ARKK’s Head of Product Design, Thaddeus Hickman, explores why accounting software has been slow to adapt and how the end-user is key to uncovering real value in tax software.
The user experience of accounting software has tended to be, I’m looking for the right word here, lousy? You might think that’s a bit harsh but ask most Finance Departments and they can tell you many unhappy stories of being given software and told to get on with. To then find out that the software was hard to learn and even harder to use. Sound familiar?
There is, however, a silver lining. The voice of our long-ignored user has never been louder than now, as it helps shape the User Experience of digital products and increases the value they provide to the finance professionals and companies who use them.
The difference between User Experience and User Interface
Before we get started, let’s clarify a few terms. By User Experience, or UX, I mean the total experience of using an app, site or digital product. This includes how good it is at doing what it’s supposed to do? How easy it is to use? And crucially, how you feel about the complete experience of using it?
Another term often used is a product’s User Interface – or UI. It’s the part most people think of when talking about the ‘design’ of a product. It’s the visual part that users see and interact with, so in many ways it’s the most tangible aspect. But it’s actually only one part, though a significant one, of the User Experience.
Why business software has been slow to listen to users
In fairness, business software is complex and has traditionally lacked the agility and pace of consumer software. On top of that, the end-users, the people who actually use the software, have not been sitting at the top table when purchasing decisions were made. It was assumed that if the software did the job, that was good enough, right?
Well, no. Not anymore.
The rise of the user
The tech revolution is rapidly changing human behaviour in profound and far-reaching ways. It sounds strange to say but we’re all now heavy users of software - every day, if not every hour. Think about it: how often are you separated from your mobile phone on an average day? The truth is, we spend much of our waking days interacting with software.
This has meant that users generally have an ever-expanding awareness of what they like and don’t like about interactive products. And not only as consumers - but also as employees.
What’s the real impact to business?
Providing business users with software that makes them happier employees is clearly a significant plus for organisations. But crucially, making users more effective in their jobs is the huge win here. This change from the ground up is driving real efficiencies, such as reducing labour-intensive activities. While also introducing new game-changing capabilities into companies’ workflows and providing a needed competitive edge in a dynamically changing market.
So how to harness user-driven insight?
Tax software that truly delivers for the user and therefore for the business has one key ingredient: an uncompromising focus on users’ needs. This is the key.
But where do you start? This is where UX comes in.
UX provides a design process that places the user at the centre of how we think about software, how we design, build and – ultimately - judge its success.

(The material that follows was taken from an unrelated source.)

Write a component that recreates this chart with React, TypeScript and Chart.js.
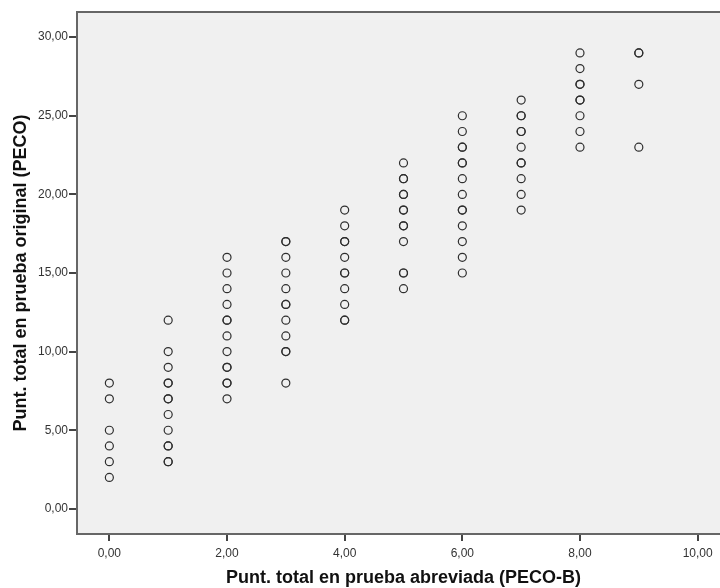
import React, { useEffect, useRef } from "react";
import { Chart, registerables } from "chart.js";

Chart.register(...registerables);

// x categories (PECO-B scores)
const xValues = [0, 1, 2, 3, 4, 5, 6, 7, 8, 9];
// y values (PECO scores) per x value; repeated values are overlapping cases
const yAt0 = [8, 7, 5, 4, 3, 2];
const yAt1 = [12, 10, 9, 8, 8, 7, 7, 6, 5, 4, 4, 3, 3];
const yAt2 = [16, 15, 14, 13, 12, 12, 11, 10, 9, 9, 8, 8, 7];
const yAt3 = [17, 17, 16, 15, 14, 13, 13, 12, 11, 10, 10, 8];
const yAt4 = [19, 18, 17, 17, 16, 15, 15, 14, 13, 12, 12];
const yAt5 = [22, 21, 21, 20, 20, 19, 19, 18, 18, 17, 15, 15, 14];
const yAt6 = [25, 24, 23, 23, 22, 22, 21, 20, 19, 19, 18, 17, 16, 15];
const yAt7 = [26, 25, 25, 24, 24, 23, 22, 22, 21, 20, 19];
const yAt8 = [29, 28, 27, 27, 26, 26, 25, 24, 23];
const yAt9 = [29, 29, 27, 23];
const columns = [yAt0, yAt1, yAt2, yAt3, yAt4, yAt5, yAt6, yAt7, yAt8, yAt9];

const xTicks = [0, 2, 4, 6, 8, 10];
const yTicks = [0, 5, 10, 15, 20, 25, 30];

const xTitle = "Punt. total en prueba abreviada (PECO-B)";
const yTitle = "Punt. total en prueba original (PECO)";

const fmt = (v: number) => Number(v).toFixed(2).replace(".", ",");

const frame = {
  id: "frame",
  beforeDraw(chart: any) {
    const { ctx, chartArea: a } = chart;
    ctx.save();
    ctx.fillStyle = "#f0f0f0";
    ctx.fillRect(a.left, a.top, a.right - a.left, a.bottom - a.top);
    ctx.restore();
  },
  afterDraw(chart: any) {
    const { ctx, chartArea: a } = chart;
    ctx.save();
    ctx.strokeStyle = "#666666";
    ctx.lineWidth = 2;
    ctx.strokeRect(a.left, a.top, a.right - a.left, a.bottom - a.top);
    ctx.restore();
  },
};

export default function App() {
  const ref = useRef<HTMLCanvasElement>(null);
  useEffect(() => {
    if (!ref.current) return;
    const points: { x: number; y: number }[] = [];
    xValues.forEach((x, i) => columns[i].forEach((y) => points.push({ x, y })));
    const tickFont = { family: "'Liberation Sans', Arial, sans-serif", size: 12 };
    const titleFont = { family: "'Liberation Sans', Arial, sans-serif", size: 18, weight: "bold" as const };
    const chart = new Chart(ref.current, {
      type: "scatter",
      data: {
        datasets: [
          {
            data: points,
            pointRadius: 4,
            pointBorderWidth: 1.2,
            pointBackgroundColor: "rgba(0,0,0,0)",
            pointBorderColor: "#2e2e2e",
            pointHoverRadius: 4,
          },
        ],
      },
      options: {
        animation: false,
        responsive: false,
        devicePixelRatio: 1,
        layout: { padding: { top: 12, left: 0, right: 10, bottom: 0 } },
        plugins: { legend: { display: false }, tooltip: { enabled: false } },
        scales: {
          x: {
            type: "linear",
            min: -0.55,
            max: 10.55,
            afterBuildTicks: (s: any) => {
              s.ticks = xTicks.map((v) => ({ value: v }));
            },
            afterFit: (s: any) => {
              s.height = 54;
            },
            ticks: {
              callback: (v: any) => fmt(v),
              font: tickFont,
              color: "#333",
              padding: 5,
              maxRotation: 0,
              autoSkip: false,
            },
            grid: { drawOnChartArea: false, drawTicks: true, tickLength: 7, color: "#444", lineWidth: 2 },
            border: { display: false },
            title: { display: true, text: xTitle, font: titleFont, color: "#111", padding: { top: 0, bottom: -1 } },
          },
          y: {
            type: "linear",
            min: -1.6,
            max: 31.6,
            afterBuildTicks: (s: any) => {
              s.ticks = yTicks.map((v) => ({ value: v }));
            },
            afterFit: (s: any) => {
              s.width = 77;
            },
            ticks: {
              callback: (v: any) => fmt(v),
              font: tickFont,
              color: "#333",
              padding: 1,
              autoSkip: false,
            },
            grid: { drawOnChartArea: false, drawTicks: true, tickLength: 8, color: "#444", lineWidth: 2 },
            border: { display: false },
            title: { display: true, text: yTitle, font: titleFont, color: "#111", padding: { top: 10, bottom: 0 } },
          },
        },
      },
      plugins: [frame],
    });
    return () => chart.destroy();
  }, []);
  return (
    <div style={{ position: "fixed", left: 0, top: 0, width: 720, height: 588, overflow: "hidden", background: "#fff" }}>
      <canvas ref={ref} width={740} height={588} style={{ display: "block", width: 740, height: 588 }} />
    </div>
  );
}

It starts with a commitment to really listening to users and deeply understanding their needs and mindset. We do this in many ways, but a central activity is carrying out user interviews. These provide us with a detailed view of the users in the context of their work environment, the key responsibilities in their role and the priority tasks they need to carry out. This helps identify where efficiencies and opportunities may lie.
At ARKK, this approach has enabled us to identify, for example, the significant challenge for users and businesses in dealing with sieving through huge datasets to find errors. This takes significant time and effort for users to work through. This allowed us to introduce a machine learning module, called Consistency Checker, to meet this challenge in our platform for:sight. Now millions of transactions that were previously dealt with manually are automatically scanned for inconsistencies. AI insight then helps the user resolve any outstanding issues.
Consistency Checker results
AI provides insights into identified inconsistencies
But our UX process is also ongoing. We use a ‘Design, Test and Learn’ loop. This means that we show early designs to users (the earlier the better), often with detailed interactive designs for each step of a user journey or task. We might ask the user to use a new feature, such as comparative reports, while reviewing a VAT Summary to aid understanding. Our interest may lie in the value the user experiences using this feature, or we might have more of a focus on usability – how easy is it to use? We then take this feedback and evolve the product and its user experience. Then the Design, Test and Learn loop continues.
Though UX is fundamental to delivering great products, it’s ultimately the focus on the end-user that enables us to constantly discover where real value exists. We believe that the tax sector is not only ready for this user-driven market shift but the innovation this approach provides is vital in helping our customers stay ahead in an ever-competitive market.